***** RECORDED INFORMATION *****

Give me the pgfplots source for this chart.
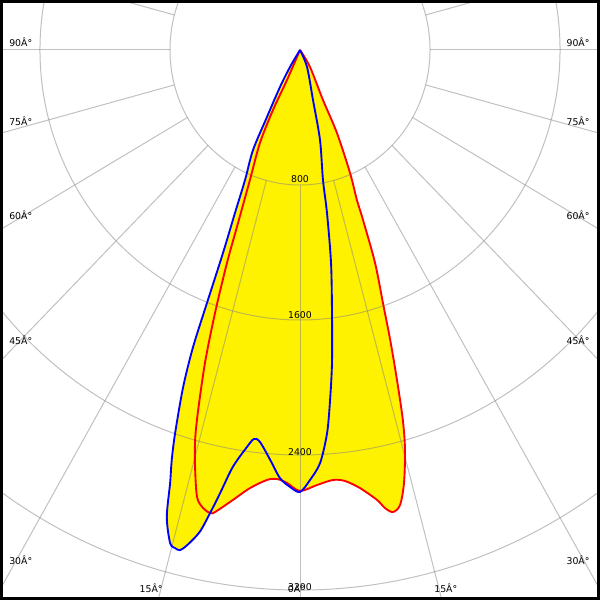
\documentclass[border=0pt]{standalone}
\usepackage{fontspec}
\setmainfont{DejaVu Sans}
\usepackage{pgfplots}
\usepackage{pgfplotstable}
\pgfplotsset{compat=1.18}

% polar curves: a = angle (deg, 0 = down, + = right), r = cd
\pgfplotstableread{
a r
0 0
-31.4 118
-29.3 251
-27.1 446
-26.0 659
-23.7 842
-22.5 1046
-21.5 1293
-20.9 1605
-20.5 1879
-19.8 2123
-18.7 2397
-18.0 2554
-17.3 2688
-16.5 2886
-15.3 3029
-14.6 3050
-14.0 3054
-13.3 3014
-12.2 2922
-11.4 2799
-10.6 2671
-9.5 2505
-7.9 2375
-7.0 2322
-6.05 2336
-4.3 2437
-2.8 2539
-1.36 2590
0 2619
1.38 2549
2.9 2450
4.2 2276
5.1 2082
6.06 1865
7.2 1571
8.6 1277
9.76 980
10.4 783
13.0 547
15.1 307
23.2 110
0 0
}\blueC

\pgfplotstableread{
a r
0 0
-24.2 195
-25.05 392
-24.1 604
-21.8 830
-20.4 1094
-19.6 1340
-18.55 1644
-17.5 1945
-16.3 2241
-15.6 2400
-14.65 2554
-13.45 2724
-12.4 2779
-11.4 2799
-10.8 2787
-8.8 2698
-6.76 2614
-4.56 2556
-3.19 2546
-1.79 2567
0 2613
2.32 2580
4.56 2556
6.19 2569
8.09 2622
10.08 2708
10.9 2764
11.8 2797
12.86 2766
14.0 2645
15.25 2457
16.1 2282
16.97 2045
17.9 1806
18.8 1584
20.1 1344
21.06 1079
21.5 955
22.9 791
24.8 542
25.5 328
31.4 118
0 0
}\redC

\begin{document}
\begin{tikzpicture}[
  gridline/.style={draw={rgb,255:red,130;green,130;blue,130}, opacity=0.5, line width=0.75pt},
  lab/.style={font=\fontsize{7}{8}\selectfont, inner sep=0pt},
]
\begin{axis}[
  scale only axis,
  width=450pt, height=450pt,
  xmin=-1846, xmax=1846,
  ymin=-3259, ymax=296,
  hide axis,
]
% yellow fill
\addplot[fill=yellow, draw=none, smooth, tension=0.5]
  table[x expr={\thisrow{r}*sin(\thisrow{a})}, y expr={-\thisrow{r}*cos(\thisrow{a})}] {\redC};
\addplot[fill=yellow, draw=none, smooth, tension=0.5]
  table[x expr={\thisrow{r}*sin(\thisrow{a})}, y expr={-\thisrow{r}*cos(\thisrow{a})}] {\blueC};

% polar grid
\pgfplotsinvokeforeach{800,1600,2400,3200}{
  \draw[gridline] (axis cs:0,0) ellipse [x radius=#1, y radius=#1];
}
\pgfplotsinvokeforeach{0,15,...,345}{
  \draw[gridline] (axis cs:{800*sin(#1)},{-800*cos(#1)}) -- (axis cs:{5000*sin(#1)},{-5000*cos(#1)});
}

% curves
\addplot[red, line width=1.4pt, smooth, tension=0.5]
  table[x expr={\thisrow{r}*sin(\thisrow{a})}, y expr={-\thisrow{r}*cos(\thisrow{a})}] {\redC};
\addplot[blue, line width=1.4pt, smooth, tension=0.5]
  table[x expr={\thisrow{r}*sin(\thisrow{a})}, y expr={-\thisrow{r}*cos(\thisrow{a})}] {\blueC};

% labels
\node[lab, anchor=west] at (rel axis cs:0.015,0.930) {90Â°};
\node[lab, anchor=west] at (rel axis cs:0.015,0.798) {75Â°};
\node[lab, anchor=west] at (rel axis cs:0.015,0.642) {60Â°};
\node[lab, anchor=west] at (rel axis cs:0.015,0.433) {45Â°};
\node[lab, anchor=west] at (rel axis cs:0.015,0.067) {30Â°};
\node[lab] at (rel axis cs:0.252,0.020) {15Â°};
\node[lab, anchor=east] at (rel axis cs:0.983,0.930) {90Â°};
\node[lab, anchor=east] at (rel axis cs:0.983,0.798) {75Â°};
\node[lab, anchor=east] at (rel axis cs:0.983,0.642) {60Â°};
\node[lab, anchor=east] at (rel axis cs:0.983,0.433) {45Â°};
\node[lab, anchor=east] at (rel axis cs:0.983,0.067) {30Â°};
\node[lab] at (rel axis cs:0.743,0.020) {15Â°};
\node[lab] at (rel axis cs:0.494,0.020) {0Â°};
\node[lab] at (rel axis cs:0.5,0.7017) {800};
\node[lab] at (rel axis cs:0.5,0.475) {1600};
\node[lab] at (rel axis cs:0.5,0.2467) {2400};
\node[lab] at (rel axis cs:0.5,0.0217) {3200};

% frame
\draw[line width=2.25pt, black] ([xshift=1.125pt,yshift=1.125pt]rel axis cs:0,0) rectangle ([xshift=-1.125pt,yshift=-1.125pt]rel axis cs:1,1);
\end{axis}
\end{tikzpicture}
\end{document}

*****
***** RECORDED INFORMATION *****

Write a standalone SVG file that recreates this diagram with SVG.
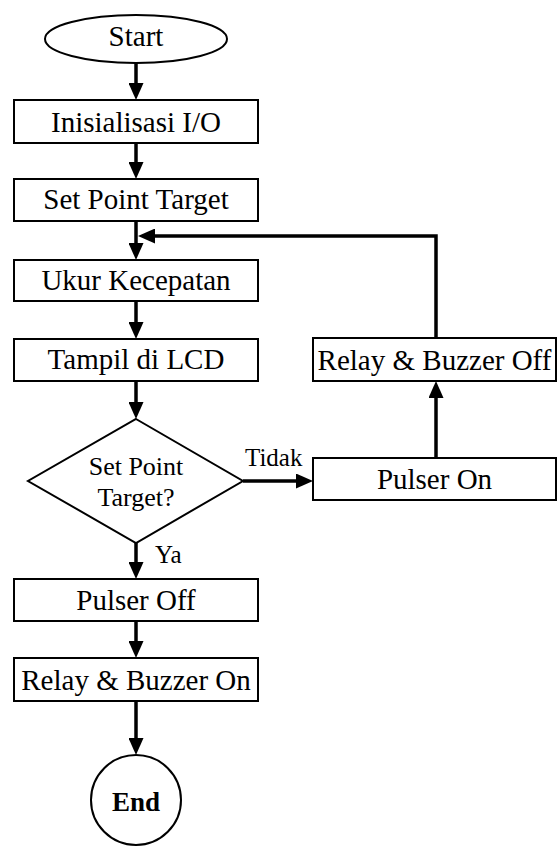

*****

> AIM
Report the number of lines containing the string "standalone" and add nothing to it.

> RESPONSE BELOW
2